>> begin

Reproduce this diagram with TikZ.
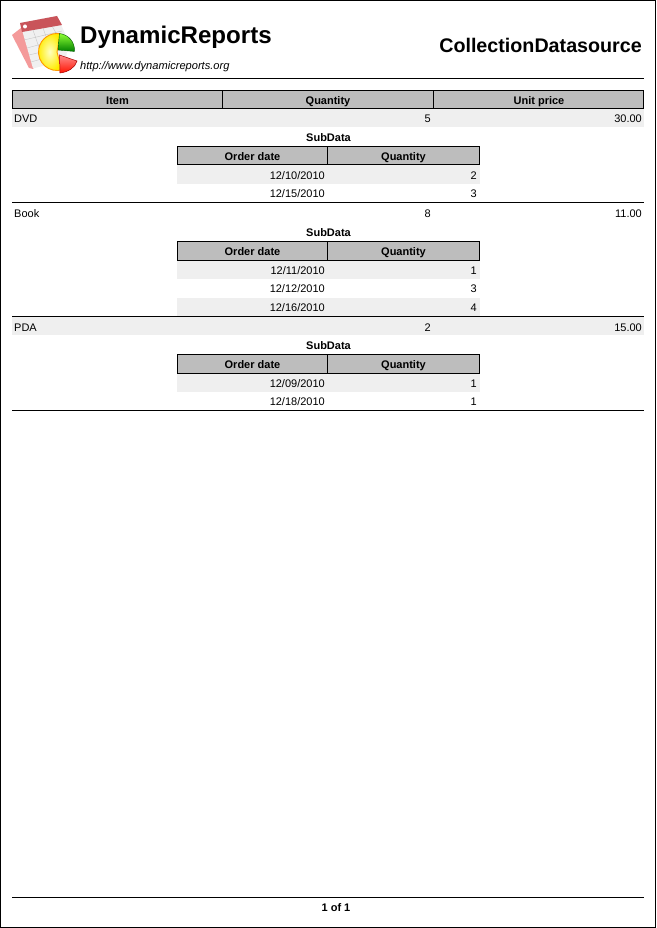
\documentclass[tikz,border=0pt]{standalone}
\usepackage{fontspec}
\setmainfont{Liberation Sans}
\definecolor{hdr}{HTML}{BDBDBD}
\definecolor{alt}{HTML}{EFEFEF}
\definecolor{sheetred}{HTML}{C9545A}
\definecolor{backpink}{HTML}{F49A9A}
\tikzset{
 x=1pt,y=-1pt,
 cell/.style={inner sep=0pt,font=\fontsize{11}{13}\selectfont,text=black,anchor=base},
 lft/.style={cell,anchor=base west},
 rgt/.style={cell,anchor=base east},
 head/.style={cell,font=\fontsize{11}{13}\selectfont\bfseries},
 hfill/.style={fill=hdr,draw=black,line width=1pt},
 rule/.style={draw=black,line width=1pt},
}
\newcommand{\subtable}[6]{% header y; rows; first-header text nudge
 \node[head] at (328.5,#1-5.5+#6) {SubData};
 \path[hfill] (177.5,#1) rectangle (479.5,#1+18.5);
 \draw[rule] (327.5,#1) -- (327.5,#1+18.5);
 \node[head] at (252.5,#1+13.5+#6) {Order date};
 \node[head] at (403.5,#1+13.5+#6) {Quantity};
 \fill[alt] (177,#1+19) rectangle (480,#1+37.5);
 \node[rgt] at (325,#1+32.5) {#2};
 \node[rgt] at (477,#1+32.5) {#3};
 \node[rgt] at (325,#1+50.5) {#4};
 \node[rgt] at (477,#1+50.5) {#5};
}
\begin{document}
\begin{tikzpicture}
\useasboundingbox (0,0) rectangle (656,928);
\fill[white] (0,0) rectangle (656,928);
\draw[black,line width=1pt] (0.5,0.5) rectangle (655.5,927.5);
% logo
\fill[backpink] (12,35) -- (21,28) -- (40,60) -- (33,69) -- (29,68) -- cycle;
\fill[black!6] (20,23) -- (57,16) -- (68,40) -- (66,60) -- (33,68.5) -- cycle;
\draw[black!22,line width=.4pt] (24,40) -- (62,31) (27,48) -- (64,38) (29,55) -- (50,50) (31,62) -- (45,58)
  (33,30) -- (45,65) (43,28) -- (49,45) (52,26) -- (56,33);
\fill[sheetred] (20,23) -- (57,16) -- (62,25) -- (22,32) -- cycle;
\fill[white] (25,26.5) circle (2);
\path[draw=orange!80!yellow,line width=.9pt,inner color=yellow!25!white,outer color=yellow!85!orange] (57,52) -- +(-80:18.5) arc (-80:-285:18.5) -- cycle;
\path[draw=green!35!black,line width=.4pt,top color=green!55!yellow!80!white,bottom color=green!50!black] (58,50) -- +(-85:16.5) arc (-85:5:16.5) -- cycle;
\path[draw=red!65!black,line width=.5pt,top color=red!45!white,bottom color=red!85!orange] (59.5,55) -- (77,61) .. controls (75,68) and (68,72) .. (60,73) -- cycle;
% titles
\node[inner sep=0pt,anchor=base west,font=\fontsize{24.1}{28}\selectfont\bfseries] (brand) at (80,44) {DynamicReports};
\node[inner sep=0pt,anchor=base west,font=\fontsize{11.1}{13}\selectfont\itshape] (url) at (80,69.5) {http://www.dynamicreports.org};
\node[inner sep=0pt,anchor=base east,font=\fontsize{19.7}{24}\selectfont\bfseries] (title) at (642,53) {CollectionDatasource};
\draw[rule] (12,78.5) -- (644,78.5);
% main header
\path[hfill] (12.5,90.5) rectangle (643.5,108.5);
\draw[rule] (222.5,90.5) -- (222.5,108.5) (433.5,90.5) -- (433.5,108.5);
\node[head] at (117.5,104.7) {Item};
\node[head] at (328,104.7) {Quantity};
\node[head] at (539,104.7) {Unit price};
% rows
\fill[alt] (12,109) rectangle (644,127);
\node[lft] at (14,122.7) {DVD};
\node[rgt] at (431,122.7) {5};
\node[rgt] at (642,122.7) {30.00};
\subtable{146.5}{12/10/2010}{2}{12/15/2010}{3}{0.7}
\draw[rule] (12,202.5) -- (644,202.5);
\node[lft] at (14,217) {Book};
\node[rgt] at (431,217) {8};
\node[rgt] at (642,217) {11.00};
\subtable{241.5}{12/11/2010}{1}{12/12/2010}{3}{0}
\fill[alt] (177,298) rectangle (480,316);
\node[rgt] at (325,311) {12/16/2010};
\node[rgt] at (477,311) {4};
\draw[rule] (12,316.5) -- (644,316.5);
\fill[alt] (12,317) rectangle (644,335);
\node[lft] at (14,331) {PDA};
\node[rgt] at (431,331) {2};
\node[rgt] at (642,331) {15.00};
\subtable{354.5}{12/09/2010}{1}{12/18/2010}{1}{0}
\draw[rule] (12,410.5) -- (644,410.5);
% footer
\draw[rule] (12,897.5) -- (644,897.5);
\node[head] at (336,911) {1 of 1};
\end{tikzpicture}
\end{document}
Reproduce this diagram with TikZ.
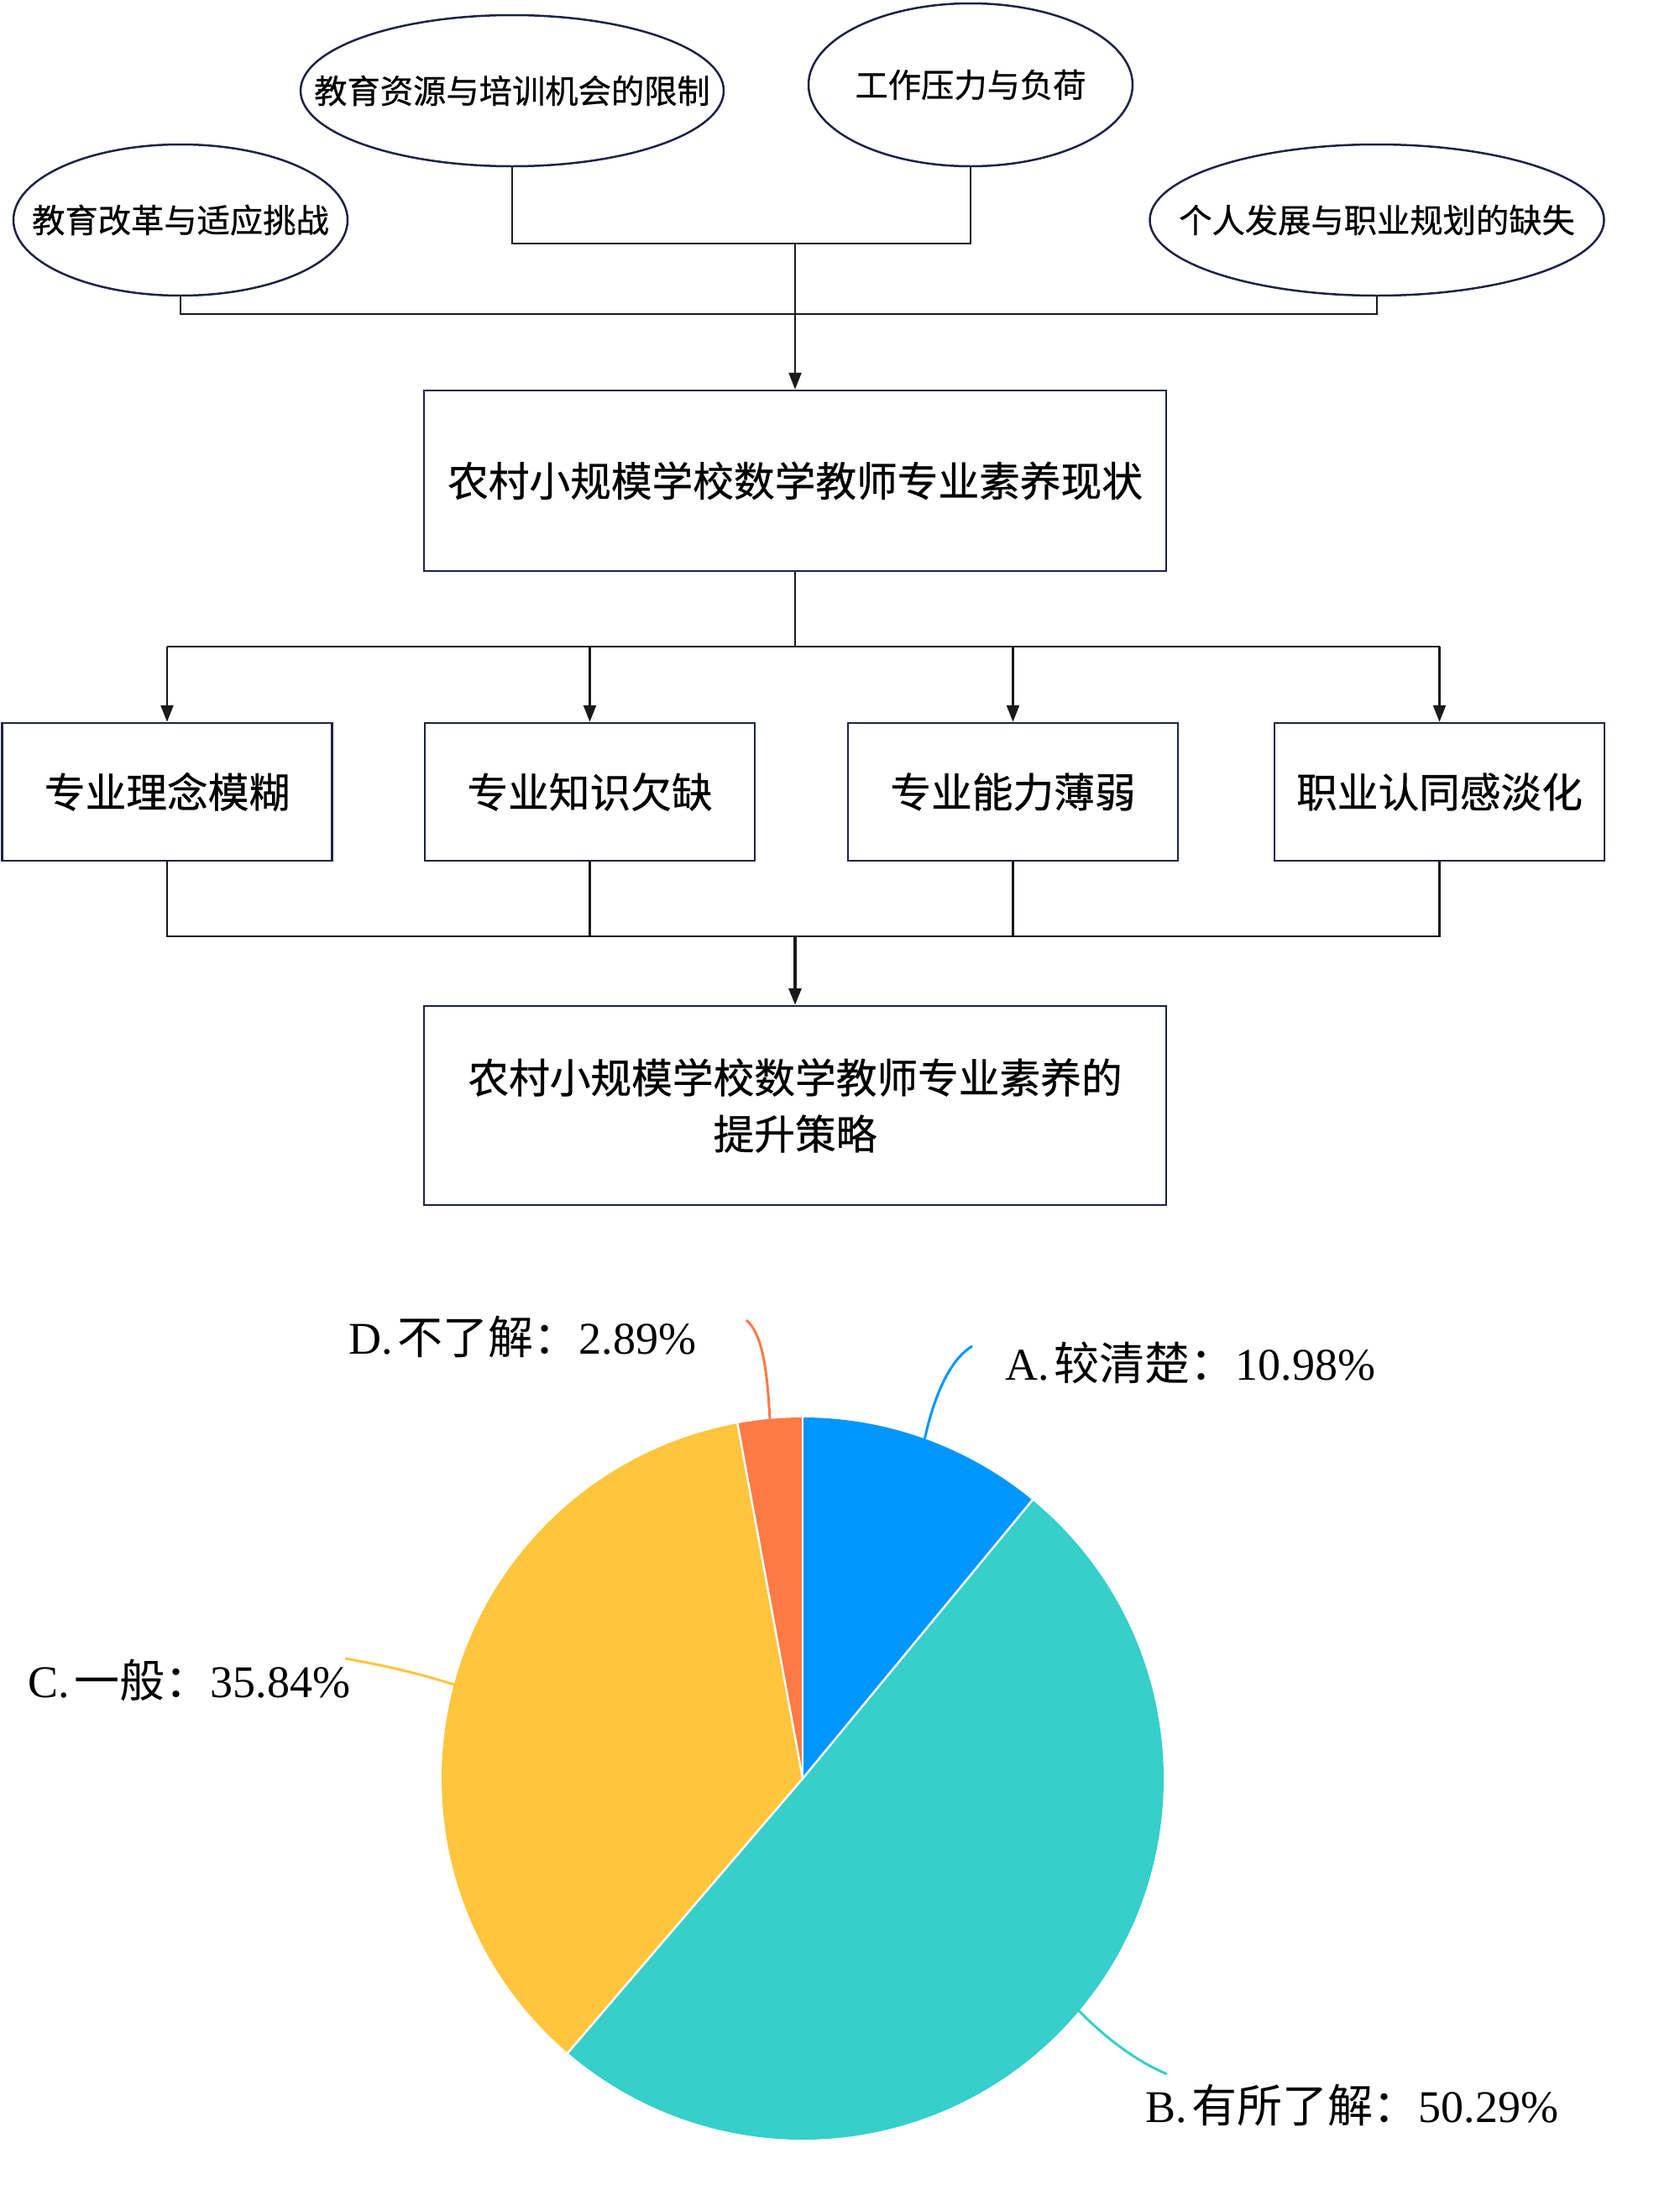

>> end

Your task is to retype all the entries exactly and leave out any pictures.

Reproduce this diagram with TikZ.
\documentclass[tikz,border=0pt]{standalone}
\usepackage{fontspec}
\setmainfont{Liberation Sans}
\definecolor{hdr}{HTML}{BDBDBD}
\definecolor{alt}{HTML}{EFEFEF}
\definecolor{sheetred}{HTML}{C9545A}
\definecolor{backpink}{HTML}{F49A9A}
\tikzset{
 x=1pt,y=-1pt,
 cell/.style={inner sep=0pt,font=\fontsize{11}{13}\selectfont,text=black,anchor=base},
 lft/.style={cell,anchor=base west},
 rgt/.style={cell,anchor=base east},
 head/.style={cell,font=\fontsize{11}{13}\selectfont\bfseries},
 hfill/.style={fill=hdr,draw=black,line width=1pt},
 rule/.style={draw=black,line width=1pt},
}
\newcommand{\subtable}[6]{% header y; rows; first-header text nudge
 \node[head] at (328.5,#1-5.5+#6) {SubData};
 \path[hfill] (177.5,#1) rectangle (479.5,#1+18.5);
 \draw[rule] (327.5,#1) -- (327.5,#1+18.5);
 \node[head] at (252.5,#1+13.5+#6) {Order date};
 \node[head] at (403.5,#1+13.5+#6) {Quantity};
 \fill[alt] (177,#1+19) rectangle (480,#1+37.5);
 \node[rgt] at (325,#1+32.5) {#2};
 \node[rgt] at (477,#1+32.5) {#3};
 \node[rgt] at (325,#1+50.5) {#4};
 \node[rgt] at (477,#1+50.5) {#5};
}
\begin{document}
\begin{tikzpicture}
\useasboundingbox (0,0) rectangle (656,928);
\fill[white] (0,0) rectangle (656,928);
\draw[black,line width=1pt] (0.5,0.5) rectangle (655.5,927.5);
% logo
\fill[backpink] (12,35) -- (21,28) -- (40,60) -- (33,69) -- (29,68) -- cycle;
\fill[black!6] (20,23) -- (57,16) -- (68,40) -- (66,60) -- (33,68.5) -- cycle;
\draw[black!22,line width=.4pt] (24,40) -- (62,31) (27,48) -- (64,38) (29,55) -- (50,50) (31,62) -- (45,58)
  (33,30) -- (45,65) (43,28) -- (49,45) (52,26) -- (56,33);
\fill[sheetred] (20,23) -- (57,16) -- (62,25) -- (22,32) -- cycle;
\fill[white] (25,26.5) circle (2);
\path[draw=orange!80!yellow,line width=.9pt,inner color=yellow!25!white,outer color=yellow!85!orange] (57,52) -- +(-80:18.5) arc (-80:-285:18.5) -- cycle;
\path[draw=green!35!black,line width=.4pt,top color=green!55!yellow!80!white,bottom color=green!50!black] (58,50) -- +(-85:16.5) arc (-85:5:16.5) -- cycle;
\path[draw=red!65!black,line width=.5pt,top color=red!45!white,bottom color=red!85!orange] (59.5,55) -- (77,61) .. controls (75,68) and (68,72) .. (60,73) -- cycle;
% titles
\node[inner sep=0pt,anchor=base west,font=\fontsize{24.1}{28}\selectfont\bfseries] (brand) at (80,44) {DynamicReports};
\node[inner sep=0pt,anchor=base west,font=\fontsize{11.1}{13}\selectfont\itshape] (url) at (80,69.5) {http://www.dynamicreports.org};
\node[inner sep=0pt,anchor=base east,font=\fontsize{19.7}{24}\selectfont\bfseries] (title) at (642,53) {CollectionDatasource};
\draw[rule] (12,78.5) -- (644,78.5);
% main header
\path[hfill] (12.5,90.5) rectangle (643.5,108.5);
\draw[rule] (222.5,90.5) -- (222.5,108.5) (433.5,90.5) -- (433.5,108.5);
\node[head] at (117.5,104.7) {Item};
\node[head] at (328,104.7) {Quantity};
\node[head] at (539,104.7) {Unit price};
% rows
\fill[alt] (12,109) rectangle (644,127);
\node[lft] at (14,122.7) {DVD};
\node[rgt] at (431,122.7) {5};
\node[rgt] at (642,122.7) {30.00};
\subtable{146.5}{12/10/2010}{2}{12/15/2010}{3}{0.7}
\draw[rule] (12,202.5) -- (644,202.5);
\node[lft] at (14,217) {Book};
\node[rgt] at (431,217) {8};
\node[rgt] at (642,217) {11.00};
\subtable{241.5}{12/11/2010}{1}{12/12/2010}{3}{0}
\fill[alt] (177,298) rectangle (480,316);
\node[rgt] at (325,311) {12/16/2010};
\node[rgt] at (477,311) {4};
\draw[rule] (12,316.5) -- (644,316.5);
\fill[alt] (12,317) rectangle (644,335);
\node[lft] at (14,331) {PDA};
\node[rgt] at (431,331) {2};
\node[rgt] at (642,331) {15.00};
\subtable{354.5}{12/09/2010}{1}{12/18/2010}{1}{0}
\draw[rule] (12,410.5) -- (644,410.5);
% footer
\draw[rule] (12,897.5) -- (644,897.5);
\node[head] at (336,911) {1 of 1};
\end{tikzpicture}
\end{document}
Reproduce this diagram with TikZ.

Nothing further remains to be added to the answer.